### WHAT IS NEEDED
Leave out the pictures, then reproduce the rest of the material exactly.
>> Start
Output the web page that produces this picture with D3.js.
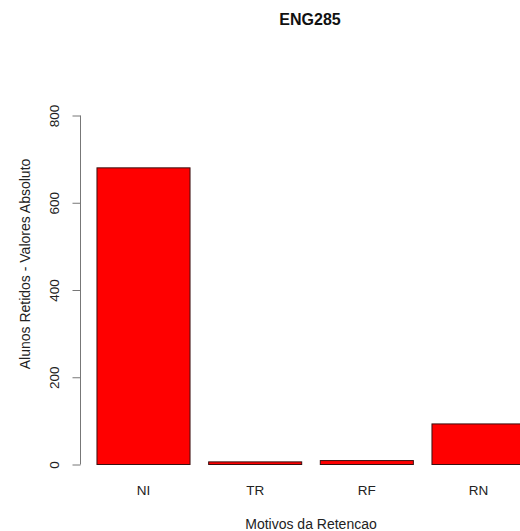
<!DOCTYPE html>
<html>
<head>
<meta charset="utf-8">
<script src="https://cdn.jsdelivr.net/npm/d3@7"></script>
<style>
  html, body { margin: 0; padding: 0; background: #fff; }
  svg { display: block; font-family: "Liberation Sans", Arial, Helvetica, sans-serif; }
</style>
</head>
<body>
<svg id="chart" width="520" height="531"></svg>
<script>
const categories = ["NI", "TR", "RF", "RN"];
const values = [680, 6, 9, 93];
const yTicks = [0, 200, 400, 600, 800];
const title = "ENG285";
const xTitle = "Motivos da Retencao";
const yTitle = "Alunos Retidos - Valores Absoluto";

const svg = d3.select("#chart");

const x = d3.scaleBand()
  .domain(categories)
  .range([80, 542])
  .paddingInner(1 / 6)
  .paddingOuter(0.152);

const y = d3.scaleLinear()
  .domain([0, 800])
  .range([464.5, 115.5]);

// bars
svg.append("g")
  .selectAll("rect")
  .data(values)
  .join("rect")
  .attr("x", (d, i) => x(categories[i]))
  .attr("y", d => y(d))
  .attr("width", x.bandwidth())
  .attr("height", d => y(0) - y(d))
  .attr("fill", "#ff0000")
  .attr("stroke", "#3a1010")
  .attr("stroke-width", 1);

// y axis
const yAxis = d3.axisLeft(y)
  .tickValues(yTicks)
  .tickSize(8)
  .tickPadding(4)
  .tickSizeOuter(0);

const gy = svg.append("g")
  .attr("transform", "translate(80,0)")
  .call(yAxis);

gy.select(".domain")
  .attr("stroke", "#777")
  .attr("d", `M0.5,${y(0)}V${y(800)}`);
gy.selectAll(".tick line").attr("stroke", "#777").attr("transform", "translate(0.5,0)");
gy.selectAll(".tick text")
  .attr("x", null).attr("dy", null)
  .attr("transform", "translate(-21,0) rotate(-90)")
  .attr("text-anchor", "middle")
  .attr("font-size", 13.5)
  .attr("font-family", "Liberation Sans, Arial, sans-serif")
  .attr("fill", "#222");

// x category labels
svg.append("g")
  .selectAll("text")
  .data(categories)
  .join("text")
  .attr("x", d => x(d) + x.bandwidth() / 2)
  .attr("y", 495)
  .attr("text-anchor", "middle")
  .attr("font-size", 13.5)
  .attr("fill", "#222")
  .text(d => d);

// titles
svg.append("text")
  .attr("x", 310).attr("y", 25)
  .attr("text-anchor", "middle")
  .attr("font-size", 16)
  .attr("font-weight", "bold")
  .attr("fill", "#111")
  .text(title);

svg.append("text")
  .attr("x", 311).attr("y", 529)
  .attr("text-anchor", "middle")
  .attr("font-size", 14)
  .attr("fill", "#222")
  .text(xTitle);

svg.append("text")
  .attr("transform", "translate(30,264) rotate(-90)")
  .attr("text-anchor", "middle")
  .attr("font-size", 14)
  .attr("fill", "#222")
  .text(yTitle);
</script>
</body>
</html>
>> End
### SOLUTION
Output the web page that produces this picture with D3.js.
<!DOCTYPE html>
<html>
<head>
<meta charset="utf-8">
<script src="https://cdn.jsdelivr.net/npm/d3@7"></script>
<style>
  html, body { margin: 0; padding: 0; background: #fff; }
  svg { display: block; font-family: "Liberation Sans", Arial, Helvetica, sans-serif; }
</style>
</head>
<body>
<svg id="chart" width="520" height="531"></svg>
<script>
const categories = ["NI", "TR", "RF", "RN"];
const values = [680, 6, 9, 93];
const yTicks = [0, 200, 400, 600, 800];
const title = "ENG285";
const xTitle = "Motivos da Retencao";
const yTitle = "Alunos Retidos - Valores Absoluto";

const svg = d3.select("#chart");

const x = d3.scaleBand()
  .domain(categories)
  .range([80, 542])
  .paddingInner(1 / 6)
  .paddingOuter(0.152);

const y = d3.scaleLinear()
  .domain([0, 800])
  .range([464.5, 115.5]);

// bars
svg.append("g")
  .selectAll("rect")
  .data(values)
  .join("rect")
  .attr("x", (d, i) => x(categories[i]))
  .attr("y", d => y(d))
  .attr("width", x.bandwidth())
  .attr("height", d => y(0) - y(d))
  .attr("fill", "#ff0000")
  .attr("stroke", "#3a1010")
  .attr("stroke-width", 1);

// y axis
const yAxis = d3.axisLeft(y)
  .tickValues(yTicks)
  .tickSize(8)
  .tickPadding(4)
  .tickSizeOuter(0);

const gy = svg.append("g")
  .attr("transform", "translate(80,0)")
  .call(yAxis);

gy.select(".domain")
  .attr("stroke", "#777")
  .attr("d", `M0.5,${y(0)}V${y(800)}`);
gy.selectAll(".tick line").attr("stroke", "#777").attr("transform", "translate(0.5,0)");
gy.selectAll(".tick text")
  .attr("x", null).attr("dy", null)
  .attr("transform", "translate(-21,0) rotate(-90)")
  .attr("text-anchor", "middle")
  .attr("font-size", 13.5)
  .attr("font-family", "Liberation Sans, Arial, sans-serif")
  .attr("fill", "#222");

// x category labels
svg.append("g")
  .selectAll("text")
  .data(categories)
  .join("text")
  .attr("x", d => x(d) + x.bandwidth() / 2)
  .attr("y", 495)
  .attr("text-anchor", "middle")
  .attr("font-size", 13.5)
  .attr("fill", "#222")
  .text(d => d);

// titles
svg.append("text")
  .attr("x", 310).attr("y", 25)
  .attr("text-anchor", "middle")
  .attr("font-size", 16)
  .attr("font-weight", "bold")
  .attr("fill", "#111")
  .text(title);

svg.append("text")
  .attr("x", 311).attr("y", 529)
  .attr("text-anchor", "middle")
  .attr("font-size", 14)
  .attr("fill", "#222")
  .text(xTitle);

svg.append("text")
  .attr("transform", "translate(30,264) rotate(-90)")
  .attr("text-anchor", "middle")
  .attr("font-size", 14)
  .attr("fill", "#222")
  .text(yTitle);
</script>
</body>
</html>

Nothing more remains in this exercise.